**Request**
Omit pictures and quote the listing below line by line, from its start through the line that holds "ph_vals = [7.0, 6.82, 6.823, 6.90]".

**Supplied information**
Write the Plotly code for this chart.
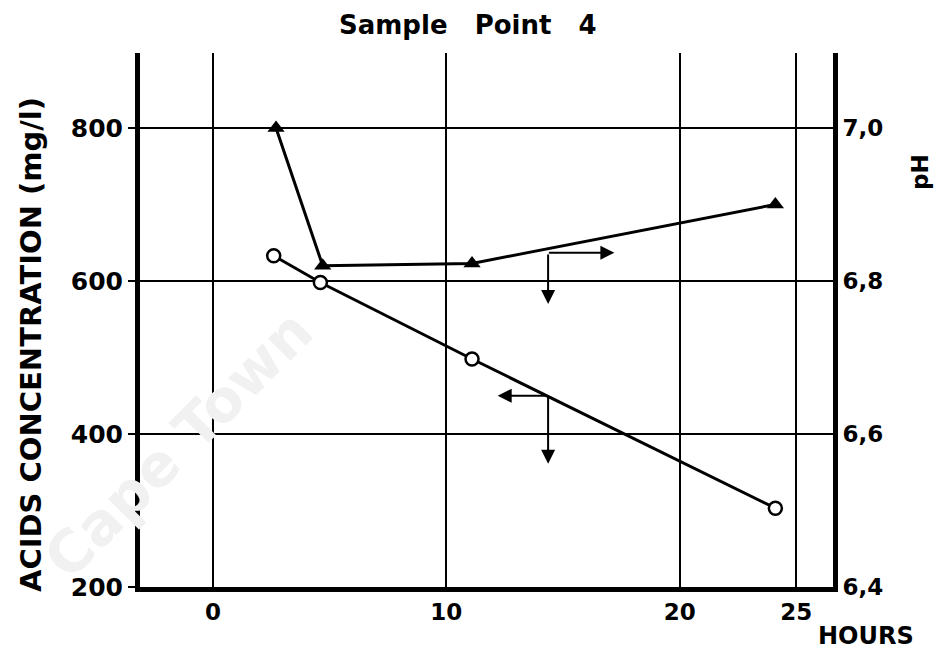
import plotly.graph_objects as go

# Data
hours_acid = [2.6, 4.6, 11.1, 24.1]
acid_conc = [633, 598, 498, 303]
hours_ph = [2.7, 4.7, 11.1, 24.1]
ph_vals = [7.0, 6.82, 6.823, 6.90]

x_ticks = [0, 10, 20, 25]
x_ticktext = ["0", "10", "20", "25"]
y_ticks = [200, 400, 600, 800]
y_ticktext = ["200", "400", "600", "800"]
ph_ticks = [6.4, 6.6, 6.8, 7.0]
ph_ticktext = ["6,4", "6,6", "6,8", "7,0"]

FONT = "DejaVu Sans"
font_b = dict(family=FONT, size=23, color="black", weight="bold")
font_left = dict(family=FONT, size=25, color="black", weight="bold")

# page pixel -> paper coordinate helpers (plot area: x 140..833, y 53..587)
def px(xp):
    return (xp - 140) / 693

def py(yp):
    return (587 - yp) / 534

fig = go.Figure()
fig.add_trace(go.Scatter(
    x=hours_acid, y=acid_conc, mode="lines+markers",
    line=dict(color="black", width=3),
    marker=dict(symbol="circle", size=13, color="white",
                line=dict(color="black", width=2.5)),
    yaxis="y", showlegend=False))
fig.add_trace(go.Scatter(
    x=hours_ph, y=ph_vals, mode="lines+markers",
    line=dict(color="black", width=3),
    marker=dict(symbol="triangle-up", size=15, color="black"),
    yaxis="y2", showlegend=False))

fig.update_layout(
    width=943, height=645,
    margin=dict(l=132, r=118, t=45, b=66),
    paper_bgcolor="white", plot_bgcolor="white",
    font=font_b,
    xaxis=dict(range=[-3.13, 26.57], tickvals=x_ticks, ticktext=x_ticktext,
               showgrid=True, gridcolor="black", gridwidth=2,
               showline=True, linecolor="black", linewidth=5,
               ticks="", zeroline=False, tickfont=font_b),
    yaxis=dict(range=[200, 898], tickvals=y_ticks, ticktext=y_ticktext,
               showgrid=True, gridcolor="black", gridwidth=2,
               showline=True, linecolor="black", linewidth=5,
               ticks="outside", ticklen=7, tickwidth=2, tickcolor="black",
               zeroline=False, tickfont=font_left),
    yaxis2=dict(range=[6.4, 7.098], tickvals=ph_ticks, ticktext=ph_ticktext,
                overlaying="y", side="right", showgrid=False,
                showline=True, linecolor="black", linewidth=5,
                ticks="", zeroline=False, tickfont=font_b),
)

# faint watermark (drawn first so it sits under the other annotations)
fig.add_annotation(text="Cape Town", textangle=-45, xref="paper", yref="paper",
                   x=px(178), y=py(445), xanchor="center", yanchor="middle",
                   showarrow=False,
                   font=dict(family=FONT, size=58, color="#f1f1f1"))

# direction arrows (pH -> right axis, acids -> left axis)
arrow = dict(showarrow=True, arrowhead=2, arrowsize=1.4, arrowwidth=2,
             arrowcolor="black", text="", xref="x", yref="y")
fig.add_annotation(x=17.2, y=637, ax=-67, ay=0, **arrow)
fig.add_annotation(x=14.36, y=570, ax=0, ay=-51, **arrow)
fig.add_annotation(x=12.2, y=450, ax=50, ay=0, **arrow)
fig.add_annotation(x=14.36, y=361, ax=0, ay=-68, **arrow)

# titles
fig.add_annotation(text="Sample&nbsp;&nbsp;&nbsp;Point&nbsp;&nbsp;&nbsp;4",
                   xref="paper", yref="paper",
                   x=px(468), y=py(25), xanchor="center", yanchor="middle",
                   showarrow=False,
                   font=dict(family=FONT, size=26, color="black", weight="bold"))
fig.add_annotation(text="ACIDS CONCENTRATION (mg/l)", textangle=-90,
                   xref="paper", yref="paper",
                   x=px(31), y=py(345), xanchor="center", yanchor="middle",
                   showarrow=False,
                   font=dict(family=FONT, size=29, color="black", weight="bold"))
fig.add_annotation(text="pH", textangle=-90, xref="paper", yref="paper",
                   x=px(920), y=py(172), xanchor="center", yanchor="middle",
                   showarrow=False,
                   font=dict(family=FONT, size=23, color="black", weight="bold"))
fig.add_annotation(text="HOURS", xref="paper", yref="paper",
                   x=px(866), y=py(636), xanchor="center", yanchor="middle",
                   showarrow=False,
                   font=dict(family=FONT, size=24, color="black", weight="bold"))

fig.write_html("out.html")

**Right answer**
Write the Plotly code for this chart.
import plotly.graph_objects as go

# Data
hours_acid = [2.6, 4.6, 11.1, 24.1]
acid_conc = [633, 598, 498, 303]
hours_ph = [2.7, 4.7, 11.1, 24.1]
ph_vals = [7.0, 6.82, 6.823, 6.90]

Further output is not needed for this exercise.